Now I'm trying to understand my measures :

  • 0V <= Vin <= 600mV Vout = 600mV
  • 600mV < Vin <= 4.57V Vout = Vin
  • Vin > 4.57V Vout ~ 4.6V

One important thing is that I got Vout(peak-peak) at an high level, for these antique op amp, adding a compensating capacitor between 1 and 8 pin is needed.

From datasheet with Vs=+-15

  • common mode min input range = +-14V
  • Min output swing = +-13V

So with 0-5V supply, does that mean :

  • input range = 1-4V
  • output range = 2-3V ? Why is 600mV measured?
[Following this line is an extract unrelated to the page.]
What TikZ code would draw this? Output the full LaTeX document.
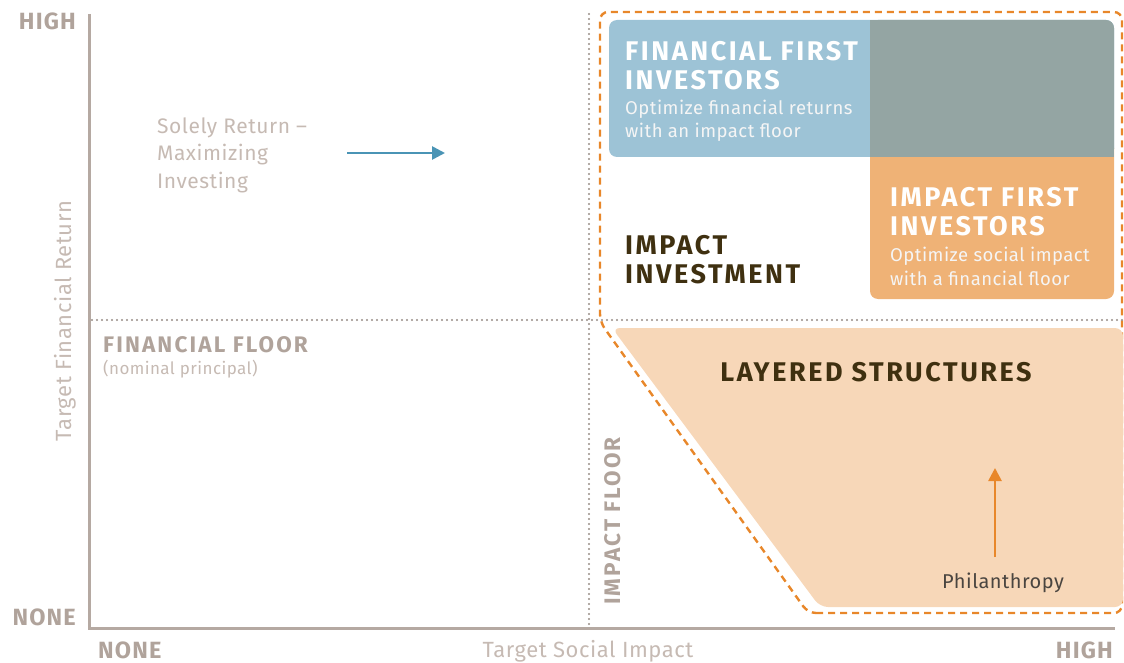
\documentclass[tikz,border=0pt]{standalone}
\usepackage{fontspec}
\setmainfont{Fira Sans}
\newfontfamily\hfont[LetterSpace=9.5]{Fira Sans}
\newfontfamily\tfont[LetterSpace=5]{Fira Sans}
\newfontfamily\bfont[LetterSpace=2.5]{Fira Sans}
\usetikzlibrary{arrows.meta}
\definecolor{axisc}{HTML}{B5A9A2}
\definecolor{labc}{HTML}{C6BAB3}
\definecolor{tickc}{HTML}{B0A39B}
\definecolor{dotc}{HTML}{988C86}
\definecolor{bluebox}{HTML}{9DC3D6}
\definecolor{greybox}{HTML}{94A5A3}
\definecolor{orangebox}{HTML}{EFB276}
\definecolor{layerbox}{HTML}{F7D7B8}
\definecolor{dashc}{HTML}{E8872A}
\definecolor{bluearrow}{HTML}{4A94B5}
\definecolor{darktext}{HTML}{3F3010}
\definecolor{philc}{HTML}{4A4540}
\tikzset{
  axisline/.style={draw=axisc, line width=3pt},
  dotline/.style={draw=dotc, line width=2.3pt, dash pattern=on 0pt off 5pt, line cap=round},
  dashline/.style={draw=dashc, line width=2.4pt, dash pattern=on 7pt off 5pt},
  ticklab/.style={text=tickc, font=\tfont\fontsize{23.5}{25}\selectfont\bfseries, inner sep=0pt},
  axislab/.style={text=labc, font=\bfont\fontsize{22}{25}\selectfont, inner sep=0pt},
  whitehead/.style={text=white, font=\hfont\fontsize{27}{30}\selectfont\bfseries, inner sep=0pt, anchor=base west},
  whitesub/.style={text=white!92!gray, font=\bfont\fontsize{18.5}{22}\selectfont, inner sep=0pt, anchor=base west},
  darkhead/.style={text=darktext, font=\hfont\fontsize{27}{30}\selectfont\bfseries, inner sep=0pt},
  greytext/.style={text=labc, font=\bfont\fontsize{21}{24}\selectfont, inner sep=0pt, anchor=base west},
  arrowline/.style={line width=2.6pt, -{Triangle[length=13pt,width=13pt]}},
}
\begin{document}
\begin{tikzpicture}[x=1pt,y=-1pt]
\useasboundingbox (0,0) rectangle (1124,663);
% dashed orange outline
\draw[dashline, rounded corners=8pt] (808,613) -- (1122,613) -- (1122,12) -- (600,12) -- (600,322) -- cycle;
% boxes
\fill[bluebox, rounded corners=8pt] (609,20) rectangle (1114,157);
\fill[orangebox, rounded corners=8pt] (870,140) rectangle (1114,299);
\fill[greybox, rounded corners=8pt] (870,20) rectangle (1114,157);
\fill[greybox] (870,20) rectangle (990,157);
\fill[greybox] (870,90) rectangle (1114,157);
\fill[layerbox, rounded corners=8pt] (612,328) -- (1123,328) -- (1123,607) -- (820,607) -- cycle;
% dotted floors
\coordinate (ffl) at (92,320);
\coordinate (ffr) at (1122,320);
\coordinate (ift) at (589,14);
\coordinate (ifb) at (589,626);
\draw[dotline] (ffl) -- (ffr);
\draw[dotline] (ift) -- (ifb);
% axes
\coordinate (otop) at (89,14);
\coordinate (orig) at (89,628);
\coordinate (oright) at (1115,628);
\draw[axisline] (otop) -- (orig) -- (oright);
% tick labels
\node[ticklab, anchor=base east] (yhigh) at (76,30) {HIGH};
\node[ticklab, anchor=base east] (ynone) at (76,625) {NONE};
\node[ticklab, anchor=base west] (xnone) at (98,658) {NONE};
\node[ticklab, anchor=base east] (xhigh) at (1113,658) {HIGH};
\node[axislab, anchor=base] (xlab) at (588,657) {Target Social Impact};
\node[axislab, anchor=base, rotate=90] (ylab) at (71,321) {Target Financial Return};
% solely return
\node[greytext] (sr1) at (157,134) {Solely Return –};
\node[greytext] (sr2) at (157,161) {Maximizing};
\node[greytext] (sr3) at (157,189) {Investing};
\coordinate (ba1) at (347,153);
\coordinate (ba2) at (445,153);
\draw[arrowline, bluearrow] (ba1) -- (ba2);
% financial floor
\node[ticklab, font=\hfont\fontsize{22.5}{24}\selectfont\bfseries, anchor=base west] (ff) at (103,352) {FINANCIAL FLOOR};
\node[greytext, font=\bfont\fontsize{17}{20}\selectfont] (np) at (103,374) {(nominal principal)};
% impact floor
\node[ticklab, font=\hfont\fontsize{22.5}{24}\selectfont\bfseries, anchor=base, rotate=90] (ifl) at (620,521) {IMPACT FLOOR};
% financial first
\node[whitehead] (ff1) at (625,61) {FINANCIAL FIRST};
\node[whitehead] (ff2) at (625,90) {INVESTORS};
\node[whitesub] (ff3) at (625,115) {Optimize financial returns};
\node[whitesub] (ff4) at (625,138) {with an impact floor};
% impact first
\node[whitehead] (if1) at (890,207) {IMPACT FIRST};
\node[whitehead] (if2) at (890,236) {INVESTORS};
\node[whitesub] (if3) at (890,261) {Optimize social impact};
\node[whitesub] (if4) at (890,285) {with a financial floor};
% impact investment
\node[darkhead, anchor=base west] (ii1) at (625,254) {IMPACT};
\node[darkhead, anchor=base west] (ii2) at (625,283) {INVESTMENT};
% layered
\node[darkhead, anchor=base] (ls) at (876,381) {LAYERED STRUCTURES};
\coordinate (oa1) at (995,557);
\coordinate (oa2) at (995,468);
\draw[arrowline, dashc] (oa1) -- (oa2);
\node[greytext, text=philc, font=\bfont\fontsize{20}{22}\selectfont] (ph) at (942,588) {Philanthropy};
\end{tikzpicture}
\end{document}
An another op amp http://www.analog.com/media/en/technical-documentation/data-sheets/OP270.pdf, I've these results :

  • 0V <= Vin <= 750mV Vout = 0V
  • 750mV < Vin <= 5V Vout = Vin + 900mV How can I explain results?

After this first experiment, I wired a non inverting amplifier with 2 gain (R1 = R2 = 1k)

  • 0V <= Vin <= 600mV \ Vout = 600mV
  • 600mV < Vin <= 1.9V Vout = 2 x Vin
  • Vin > 1.9V Vout = 3.8V

As in previous setup, op amp not active when Vin <=600mV. When Vin > 1.9V Vout reaches a max value of 3.8V, why does this value differ from previous setup?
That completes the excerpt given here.